Our setup suggests a possible relationship between robustness and retargetability: it may be difficult for a pattern to be both robust and retargetable. A retargetable pattern needs to be “close to” robustly achieving many targets, but this may be in tension with robustly achieving a single target property. The reason is that a context may cause retargeting via an embedded perturbation, and the new target property may not overlap with the original target property. For example, since the Turing machine is retargetable by changing the input, it’s not robust to contexts that change its input.

Conclusions and open questions

We have proposed some definitions for robustness and retargetability in Conway’s Game of Life, and shown examples of how they work. Our definitions are not fully specified—they lack a good specification of how to quantify sizes of patterns and sets of patterns. We hope they nevertheless illustrate an interesting way of looking at optimizing systems in a concrete deterministic setting.

Here are some open questions that we would be excited to get your input on:

  • To what extent is there a tradeoff between robustness and retargetability?

  • Is robustness or retargetability of a system a greater concern from the alignment perspective?

  • It seems feasible to extend our definitions from the Game of Life to other environments where instantiation can be defined. We’d be interested in your suggestions of interesting environments to consider.

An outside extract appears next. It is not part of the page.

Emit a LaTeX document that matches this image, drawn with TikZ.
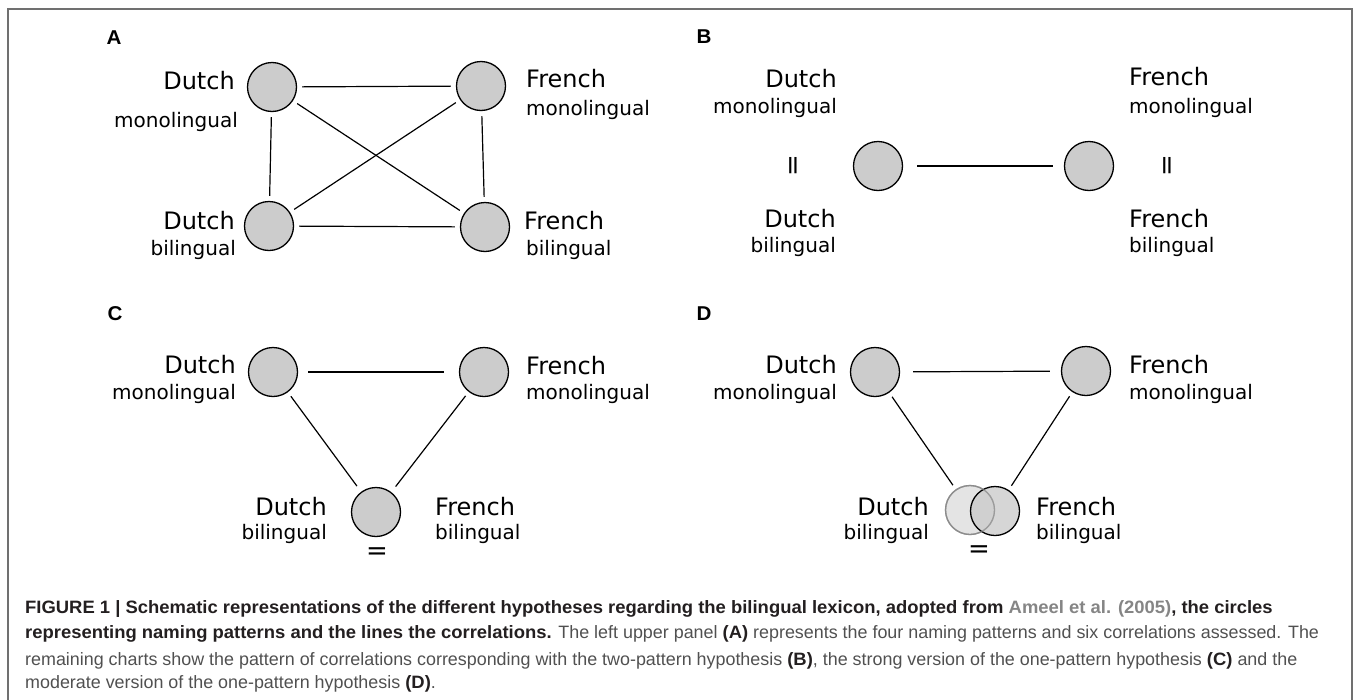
\documentclass[tikz,border=0pt]{standalone}
\usepackage{fontspec}
\setmainfont{DejaVu Sans}
\newfontfamily\capfont{Liberation Sans}[BoldFeatures={FakeStretch=1.03}]
\definecolor{circfill}{HTML}{CCCCCC}
\definecolor{lightfill}{HTML}{E4E4E4}
\definecolor{lightline}{HTML}{8C8C8C}
\definecolor{framegray}{HTML}{707070}
\definecolor{captext}{HTML}{505050}
\definecolor{capbold}{HTML}{231F20}
\definecolor{capref}{HTML}{858585}
\newcommand{\capb}[1]{{\color{capbold}\bfseries #1}}
\tikzset{
  npat/.style={circle,draw,fill=circfill,line width=1.3pt,minimum size=49pt,inner sep=0pt},
  corr/.style={line width=1.2pt,shorten <=5pt,shorten >=5pt},
  grp/.style={inner sep=0pt,font=\fontsize{24}{24}\selectfont},
  sub/.style={inner sep=0pt,font=\fontsize{20}{20}\selectfont},
  panel/.style={inner sep=0pt,font=\capfont\bfseries\fontsize{20}{20}\selectfont},
  eqsign/.style={inner sep=0pt,font=\fontsize{26}{26}\selectfont},
  capline/.style={inner sep=0pt,anchor=base west,text=captext,font=\capfont\fontsize{17.9}{17.9}\selectfont}
}
\begin{document}
\begin{tikzpicture}[x=1pt,y=-1pt]
\useasboundingbox (0,0) rectangle (1357,699);
\draw[framegray,line width=1.2pt](8,712)--(8,9)--(1352,9)--(1352,712);
% panel A
\node[panel](lA) at (114,38){A};
\node[npat](dmA) at (272,87){};
\node[npat](fmA) at (481,86){};
\node[npat](dbA) at (269,226){};
\node[npat](fbA) at (485,227){};
\draw[corr](dmA)--(fmA);
\draw[corr](dbA)--(fbA);
\draw[corr](dmA)--(dbA);
\draw[corr](fmA)--(fbA);
\draw[corr](dmA)--(fbA);
\draw[corr](fmA)--(dbA);
\node[grp,anchor=base east](tdmA) at (235,89){Dutch};
\node[sub,anchor=base east](sdmA) at (238,127){monolingual};
\node[grp,anchor=base west](tfmA) at (526,87){French};
\node[sub,anchor=base west](sfmA) at (526,115){monolingual};
\node[grp,anchor=base east](tdbA) at (235,229){Dutch};
\node[sub,anchor=base east](sdbA) at (236,255){bilingual};
\node[grp,anchor=base west](tfbA) at (524,229){French};
\node[sub,anchor=base west](sfbA) at (526,255){bilingual};
% panel B
\node[panel](lB) at (704,37){B};
\node[npat](dB) at (878,166){};
\node[npat](fB) at (1089,166){};
\draw[corr,shorten <=14pt,shorten >=11pt](dB)--(fB);
\node[eqsign,rotate=90](eqdB) at (796,166){=};
\node[eqsign,rotate=90](eqfB) at (1170,166){=};
\node[grp,anchor=base east](tdmB) at (837,87){Dutch};
\node[sub,anchor=base east](sdmB) at (837,113){monolingual};
\node[grp,anchor=base west](tfmB) at (1129,85){French};
\node[sub,anchor=base west](sfmB) at (1129,113){monolingual};
\node[grp,anchor=base east](tdbB) at (836,227){Dutch};
\node[sub,anchor=base east](sdbB) at (836,252){bilingual};
\node[grp,anchor=base west](tfbB) at (1129,227){French};
\node[sub,anchor=base west](sfbB) at (1129,252){bilingual};
% panel C
\node[panel](lC) at (115,314){C};
\node[npat](dmC) at (273,372){};
\node[npat](fmC) at (484,372){};
\node[npat](bC) at (376,512){};
\draw[corr,shorten <=10pt,shorten >=15pt](dmC)--(fmC);
\draw[corr,shorten >=7pt](dmC)--(bC);
\draw[corr,shorten >=7pt](fmC)--(bC);
\node[eqsign](eqC) at (377,554){=};
\node[grp,anchor=base east](tdmC) at (236,373){Dutch};
\node[sub,anchor=base east](sdmC) at (236,399){monolingual};
\node[grp,anchor=base west](tfmC) at (526,374){French};
\node[sub,anchor=base west](sfmC) at (526,399){monolingual};
\node[grp,anchor=base east](tdbC) at (327,515){Dutch};
\node[sub,anchor=base east](sdbC) at (327,539){bilingual};
\node[grp,anchor=base west](tfbC) at (435,515){French};
\node[sub,anchor=base west](sfbC) at (435,539){bilingual};
% panel D
\node[panel](lD) at (704,314){D};
\node[npat](dmD) at (875,372){};
\node[npat](fmD) at (1086,371){};
\node[npat,fill=lightfill,draw=lightline](dbD) at (970,510){};
\node[npat,fill opacity=0.8](fbD) at (995,511){};
\draw[lightline,line width=1.3pt,draw opacity=0.7](dbD.center) circle[radius=24.5pt];
\draw[corr,shorten <=13pt,shorten >=11pt](dmD)--(fmD);
\draw[corr](dmD)--(dbD);
\draw[corr](fmD)--(fbD);
\node[eqsign](eqD) at (979,552){=};
\node[grp,anchor=base east](tdmD) at (837,373){Dutch};
\node[sub,anchor=base east](sdmD) at (837,399){monolingual};
\node[grp,anchor=base west](tfmD) at (1129,373){French};
\node[sub,anchor=base west](sfmD) at (1129,399){monolingual};
\node[grp,anchor=base east](tdbD) at (929,515){Dutch};
\node[sub,anchor=base east](sdbD) at (929,539){bilingual};
\node[grp,anchor=base west](tfbD) at (1036,515){French};
\node[sub,anchor=base west](sfbD) at (1036,539){bilingual};
% caption
\node[capline](cap1) at (25,613){\capb{FIGURE 1 | Schematic representations of the different hypotheses regarding the bilingual lexicon, adopted from {\color{capref}Ameel et al. (2005)}, the circles}};
\node[capline](cap2) at (25,638){\capb{representing naming patterns and the lines the correlations.} The left upper panel \capb{(A)} represents the four naming patterns and six correlations assessed. The};
\node[capline](cap3) at (25,665){remaining charts show the pattern of correlations corresponding with the two-pattern hypothesis \capb{(B)}, the strong version of the one-pattern hypothesis \capb{(C)} and the};
\node[capline](cap4) at (25,688){moderate version of the one-pattern hypothesis \capb{(D)}.};
\end{tikzpicture}
\end{document}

  • More examples of interesting robust patterns. What could they tell us about the properties that C should have in the definition of robustness?

  • Possible theorems restricting the size or content of robust patterns. E.g., for some class of contexts do you need to be “agent-like” in some way, such as doing something like perception, in order to be robust?

  • No-free-lunch type theorems on what kinds of combinations of context set C and property P are impossible for any robust pattern.